Im Älterwerden wird mir bewusst, wie schnell die Generationen aufeinander folgen. Das Kind im Kinderwagen, auf das die junge Mutter mit leuchtendem Gesicht schaut, es wird bald schon erwachsen sein und die Mutter wird wohl Großmutter, und wieder kommen neue Generationen und die jetzigen vergehen. Was aber bleibt, ist das Wort, das im Anfang war, weil „in ihm das Leben war, und das Leben war das Licht der Menschen“. Jesus Christus, Gottes ewiger Sohn, ist der, „der ist, und der war, und der kommen wird“, wie die Offenbarung des Johannes sagt. Alles wandelt sich, er bleibt. Generationen vor uns haben auf ihn vertraut und an ihm Halt gefunden.

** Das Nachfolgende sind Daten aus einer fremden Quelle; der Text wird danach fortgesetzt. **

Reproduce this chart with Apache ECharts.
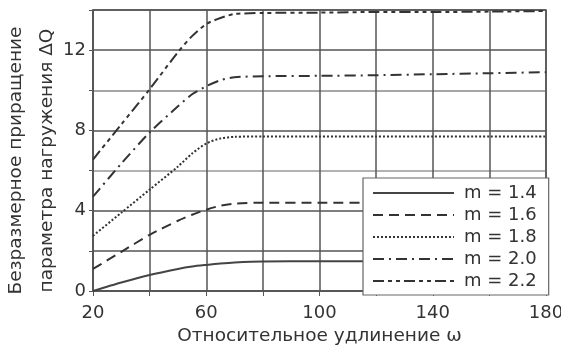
<!DOCTYPE html>
<html>
<head>
<meta charset="utf-8">
<script src="https://cdn.jsdelivr.net/npm/echarts@6/dist/echarts.min.js"></script>
<style>html,body{margin:0;padding:0;background:#fff}#c{width:561px;height:347px}</style>
</head>
<body>
<div id="c"></div>
<script>
const xs = [20, 30, 40, 50, 55, 60, 65, 70, 80, 100, 120, 140, 160, 180];
const m14 = [0, 0.42, 0.8, 1.1, 1.22, 1.3, 1.37, 1.42, 1.47, 1.48, 1.48, 1.48, 1.48, 1.48];
const m16 = [1.1, 1.95, 2.8, 3.5, 3.8, 4.05, 4.25, 4.35, 4.4, 4.4, 4.4, 4.4, 4.4, 4.4];
const m18 = [2.75, 3.9, 5.05, 6.2, 6.85, 7.35, 7.6, 7.68, 7.7, 7.7, 7.7, 7.7, 7.7, 7.7];
const m20 = [4.7, 6.35, 7.9, 9.2, 9.8, 10.2, 10.5, 10.65, 10.7, 10.72, 10.75, 10.8, 10.85, 10.9];
const m22 = [6.55, 8.3, 10.05, 11.9, 12.7, 13.3, 13.6, 13.8, 13.85, 13.87, 13.9, 13.9, 13.92, 13.95];
const names = ['m = 1.4', 'm = 1.6', 'm = 1.8', 'm = 2.0', 'm = 2.2'];
const xLabels = [20, 60, 100, 140, 180];
const yLabels = [0, 4, 8, 12];

const pair = arr => xs.map((x, i) => [x, arr[i]]);
const styles = [
  {color: '#444', width: 2, type: 'solid'},
  {color: '#333', width: 2, type: [10, 6]},
  {color: '#333', width: 2, type: [2, 2]},
  {color: '#333', width: 2, type: [11, 5, 2, 5]},
  {color: '#333', width: 2, type: [11, 4, 4, 4, 4, 4]}
];
const data = [m14, m16, m18, m20, m22];
const font = 'DejaVu Sans, Verdana, sans-serif';

const chart = echarts.init(document.getElementById('c'), null, {renderer: 'canvas'});
chart.setOption({
  animation: false,
  backgroundColor: '#fff',
  grid: {left: 93, right: 15, top: 10, bottom: 56, containLabel: false, outerBoundsMode: 'none',
    show: true, borderColor: '#555', borderWidth: 1.5},
  legend: {
    orient: 'vertical', left: 363, top: 178,
    itemWidth: 81, itemHeight: 14, itemGap: 4,
    padding: [6, 12, 5, 9],
    backgroundColor: '#fff', borderColor: '#666', borderWidth: 1.2,
    itemStyle: {opacity: 0},
    textStyle: {fontFamily: font, fontSize: 18, color: '#333', padding: [0, 0, 0, 5]},
    data: names
  },
  xAxis: {
    type: 'value', min: 20, max: 180, interval: 20,
    name: 'Относительное удлинение ω', nameLocation: 'middle', nameGap: 35,
    nameTextStyle: {fontFamily: font, fontSize: 18.5, color: '#333'},
    axisLine: {lineStyle: {color: '#555', width: 1.5}},
    axisTick: {show: true, length: 5, lineStyle: {color: '#555'}},
    axisLabel: {fontFamily: font, fontSize: 18, color: '#333', margin: 13,
      formatter: v => xLabels.includes(v) ? String(v) : ''},
    splitLine: {show: true, lineStyle: {color: '#555', width: 1.5}}
  },
  yAxis: {
    type: 'value', min: 0, max: 14, interval: 2,
    name: 'Безразмерное приращение\nпараметра нагружения ΔQ', nameLocation: 'middle', nameGap: 30,
    nameMoveOverlap: false,
    nameTextStyle: {fontFamily: font, fontSize: 18.5, color: '#333', lineHeight: 31, padding: [0, 20, 0, 0]},
    axisLine: {show: true, lineStyle: {color: '#555', width: 1.5}},
    axisTick: {show: true, length: 4, lineStyle: {color: '#555'}},
    axisLabel: {fontFamily: font, fontSize: 18, color: '#333', margin: 7,
      formatter: v => yLabels.includes(v) ? String(v) : ''},
    splitLine: {show: true, lineStyle: {color: ['#555', '#555', '#555', '#999', '#555', '#888', '#555', '#555'], width: 1.5}}
  },
  series: data.map((d, i) => ({
    name: names[i], type: 'line', data: pair(d),
    smooth: 0.25, showSymbol: false, symbol: 'none',
    lineStyle: styles[i], itemStyle: {color: styles[i].color}
  }))
});
</script>
</body>
</html>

Jesus, Gott und Mensch, ist „das wahre Licht, das jeden Menschen erleuchtet“. Jedes Licht, das uns aufgeht, kommt von ihm, dem wir alles verdanken. Und wenn ich an das innere Leuchten auf dem Gesicht dieser jungen Mutter denke, dann erahne ich, dass dieses Licht von dem kommt, der von sich sagen konnte: „Ich bin das Licht der Welt.“
Beim Weitergehen bewegte mich die Frage: Was wird aus diesem Kind? Es gibt nicht nur den Zauber des Anfangs, sondern die Mühen des Weges. Und die Finsternis. Es gibt das Nein der Welt gegen das Licht. Wird die Finsternis siegen? Wird der Zauber des Anfangs in einen Schrecken des Endes münden? Dagegen steht das starke Trostwort des heutigen Evangeliums: „Aus seiner, aus Jesu Fülle, haben wir alle empfangen, Gnade über Gnade.“ Damit können wir getrost ins neue Jahr gehen!
Im Anfang war das Wort und das Wort war bei Gott und das Wort war Gott. Dieses war im Anfang bei Gott. Alles ist durch das Wort geworden und ohne es wurde nichts, was geworden ist. In ihm war Leben und das Leben war das Licht der Menschen. Und das Licht leuchtet in der Finsternis und die Finsternis hat es nicht erfasst. Ein Mensch trat auf, von Gott gesandt; sein Name war Johannes. Er kam als Zeuge, um Zeugnis abzulegen für das Licht, damit alle durch ihn zum Glauben kommen. Er war nicht selbst das Licht, er sollte nur Zeugnis ablegen für das Licht. Das wahre Licht, das jeden Menschen erleuchtet, kam in die Welt. Er war in der Welt und die Welt ist durch ihn geworden, aber die Welt erkannte ihn nicht. Er kam in sein Eigentum, aber die Seinen nahmen ihn nicht auf. Allen aber, die ihn aufnahmen, gab er Macht, Kinder Gottes zu werden, allen, die an seinen Namen glauben, die nicht aus dem Blut, nicht aus dem Willen des Fleisches, nicht aus dem Willen des Mannes, sondern aus Gott geboren sind. Und das Wort ist Fleisch geworden und hat unter uns gewohnt und wir haben seine Herrlichkeit geschaut, die Herrlichkeit des einzigen Sohnes vom Vater, voll Gnade und Wahrheit. Johannes legt Zeugnis für ihn ab und ruft: Dieser war es, über den ich gesagt habe: Er, der nach mir kommt, ist mir voraus, weil er vor mir war. Aus seiner Fülle haben wir alle empfangen, Gnade über Gnade. Denn das Gesetz wurde durch Mose gegeben, die Gnade und die Wahrheit kamen durch Jesus Christus. Niemand hat Gott je gesehen. Der Einzige, der Gott ist und am Herzen des Vaters ruht, er hat Kunde gebracht.